All the data must come back unchanged, except that pictures are left out.
= = = = =
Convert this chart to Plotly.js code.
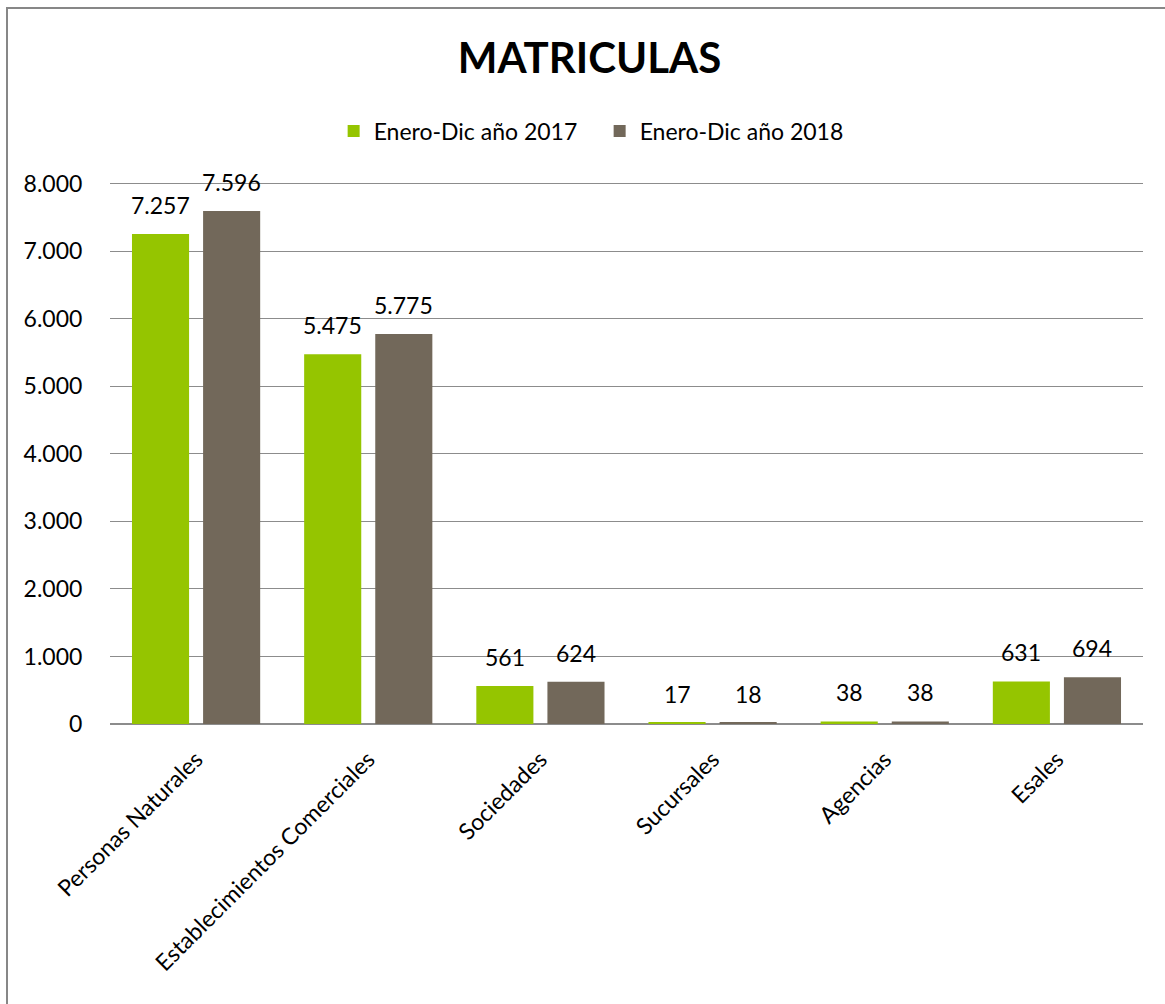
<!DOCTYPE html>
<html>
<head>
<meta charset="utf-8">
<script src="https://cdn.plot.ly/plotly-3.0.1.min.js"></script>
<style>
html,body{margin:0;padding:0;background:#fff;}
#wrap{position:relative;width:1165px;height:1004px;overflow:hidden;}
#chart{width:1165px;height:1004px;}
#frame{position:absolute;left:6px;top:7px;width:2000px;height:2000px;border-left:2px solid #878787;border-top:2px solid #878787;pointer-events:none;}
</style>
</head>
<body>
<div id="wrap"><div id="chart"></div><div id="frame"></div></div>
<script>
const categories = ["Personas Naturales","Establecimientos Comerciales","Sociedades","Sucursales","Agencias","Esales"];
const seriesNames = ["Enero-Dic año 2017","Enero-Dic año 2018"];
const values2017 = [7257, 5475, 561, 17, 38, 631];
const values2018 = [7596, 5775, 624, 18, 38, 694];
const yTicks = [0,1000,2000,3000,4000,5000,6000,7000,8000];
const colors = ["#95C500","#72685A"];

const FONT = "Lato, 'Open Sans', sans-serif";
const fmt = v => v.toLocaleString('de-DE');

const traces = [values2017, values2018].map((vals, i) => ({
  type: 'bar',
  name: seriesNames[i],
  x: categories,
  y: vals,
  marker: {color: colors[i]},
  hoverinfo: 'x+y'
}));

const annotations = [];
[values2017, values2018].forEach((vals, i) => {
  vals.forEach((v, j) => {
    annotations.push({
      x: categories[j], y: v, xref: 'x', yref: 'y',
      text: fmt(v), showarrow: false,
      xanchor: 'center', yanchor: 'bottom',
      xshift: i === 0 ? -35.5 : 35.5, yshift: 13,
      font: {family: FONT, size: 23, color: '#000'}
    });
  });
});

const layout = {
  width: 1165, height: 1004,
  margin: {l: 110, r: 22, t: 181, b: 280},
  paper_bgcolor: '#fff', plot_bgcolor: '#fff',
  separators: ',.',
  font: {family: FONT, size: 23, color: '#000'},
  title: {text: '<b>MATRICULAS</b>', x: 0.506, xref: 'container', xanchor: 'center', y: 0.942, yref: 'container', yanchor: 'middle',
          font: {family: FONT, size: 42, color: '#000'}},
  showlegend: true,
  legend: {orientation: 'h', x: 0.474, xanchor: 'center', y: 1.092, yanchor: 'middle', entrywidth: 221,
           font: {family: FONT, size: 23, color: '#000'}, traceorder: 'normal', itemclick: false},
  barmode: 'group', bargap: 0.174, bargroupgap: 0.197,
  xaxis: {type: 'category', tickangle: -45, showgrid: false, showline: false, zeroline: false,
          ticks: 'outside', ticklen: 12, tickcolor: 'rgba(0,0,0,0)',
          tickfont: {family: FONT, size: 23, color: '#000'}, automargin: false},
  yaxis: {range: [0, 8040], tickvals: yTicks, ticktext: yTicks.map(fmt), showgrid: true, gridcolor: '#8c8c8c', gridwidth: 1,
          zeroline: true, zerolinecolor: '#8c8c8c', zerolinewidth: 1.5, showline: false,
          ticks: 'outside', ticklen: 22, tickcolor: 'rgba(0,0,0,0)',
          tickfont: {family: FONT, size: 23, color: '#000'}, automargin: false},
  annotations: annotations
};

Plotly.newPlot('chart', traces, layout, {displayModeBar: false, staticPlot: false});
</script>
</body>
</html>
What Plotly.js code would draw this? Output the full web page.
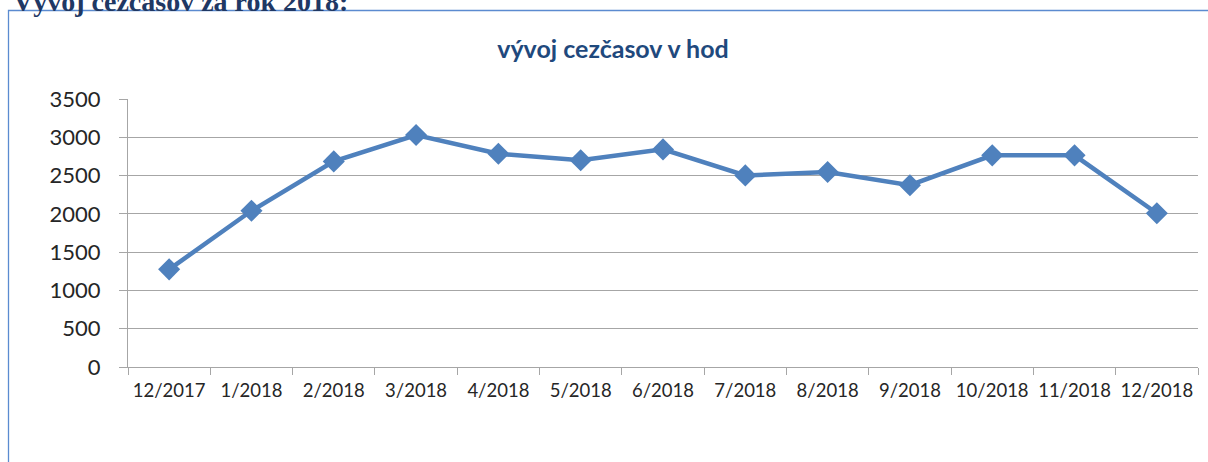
= = = = =
- [Result for this task]:
Convert this chart to Plotly.js code.
<!DOCTYPE html>
<html>
<head>
<meta charset="utf-8">
<script src="https://cdn.plot.ly/plotly-3.0.1.min.js"></script>
<style>
html,body{margin:0;padding:0;background:#fff;}
#wrap{position:relative;width:1165px;height:1004px;overflow:hidden;}
#chart{width:1165px;height:1004px;}
#frame{position:absolute;left:6px;top:7px;width:2000px;height:2000px;border-left:2px solid #878787;border-top:2px solid #878787;pointer-events:none;}
</style>
</head>
<body>
<div id="wrap"><div id="chart"></div><div id="frame"></div></div>
<script>
const categories = ["Personas Naturales","Establecimientos Comerciales","Sociedades","Sucursales","Agencias","Esales"];
const seriesNames = ["Enero-Dic año 2017","Enero-Dic año 2018"];
const values2017 = [7257, 5475, 561, 17, 38, 631];
const values2018 = [7596, 5775, 624, 18, 38, 694];
const yTicks = [0,1000,2000,3000,4000,5000,6000,7000,8000];
const colors = ["#95C500","#72685A"];

const FONT = "Lato, 'Open Sans', sans-serif";
const fmt = v => v.toLocaleString('de-DE');

const traces = [values2017, values2018].map((vals, i) => ({
  type: 'bar',
  name: seriesNames[i],
  x: categories,
  y: vals,
  marker: {color: colors[i]},
  hoverinfo: 'x+y'
}));

const annotations = [];
[values2017, values2018].forEach((vals, i) => {
  vals.forEach((v, j) => {
    annotations.push({
      x: categories[j], y: v, xref: 'x', yref: 'y',
      text: fmt(v), showarrow: false,
      xanchor: 'center', yanchor: 'bottom',
      xshift: i === 0 ? -35.5 : 35.5, yshift: 13,
      font: {family: FONT, size: 23, color: '#000'}
    });
  });
});

const layout = {
  width: 1165, height: 1004,
  margin: {l: 110, r: 22, t: 181, b: 280},
  paper_bgcolor: '#fff', plot_bgcolor: '#fff',
  separators: ',.',
  font: {family: FONT, size: 23, color: '#000'},
  title: {text: '<b>MATRICULAS</b>', x: 0.506, xref: 'container', xanchor: 'center', y: 0.942, yref: 'container', yanchor: 'middle',
          font: {family: FONT, size: 42, color: '#000'}},
  showlegend: true,
  legend: {orientation: 'h', x: 0.474, xanchor: 'center', y: 1.092, yanchor: 'middle', entrywidth: 221,
           font: {family: FONT, size: 23, color: '#000'}, traceorder: 'normal', itemclick: false},
  barmode: 'group', bargap: 0.174, bargroupgap: 0.197,
  xaxis: {type: 'category', tickangle: -45, showgrid: false, showline: false, zeroline: false,
          ticks: 'outside', ticklen: 12, tickcolor: 'rgba(0,0,0,0)',
          tickfont: {family: FONT, size: 23, color: '#000'}, automargin: false},
  yaxis: {range: [0, 8040], tickvals: yTicks, ticktext: yTicks.map(fmt), showgrid: true, gridcolor: '#8c8c8c', gridwidth: 1,
          zeroline: true, zerolinecolor: '#8c8c8c', zerolinewidth: 1.5, showline: false,
          ticks: 'outside', ticklen: 22, tickcolor: 'rgba(0,0,0,0)',
          tickfont: {family: FONT, size: 23, color: '#000'}, automargin: false},
  annotations: annotations
};

Plotly.newPlot('chart', traces, layout, {displayModeBar: false, staticPlot: false});
</script>
</body>
</html>
What Plotly.js code would draw this? Output the full web page.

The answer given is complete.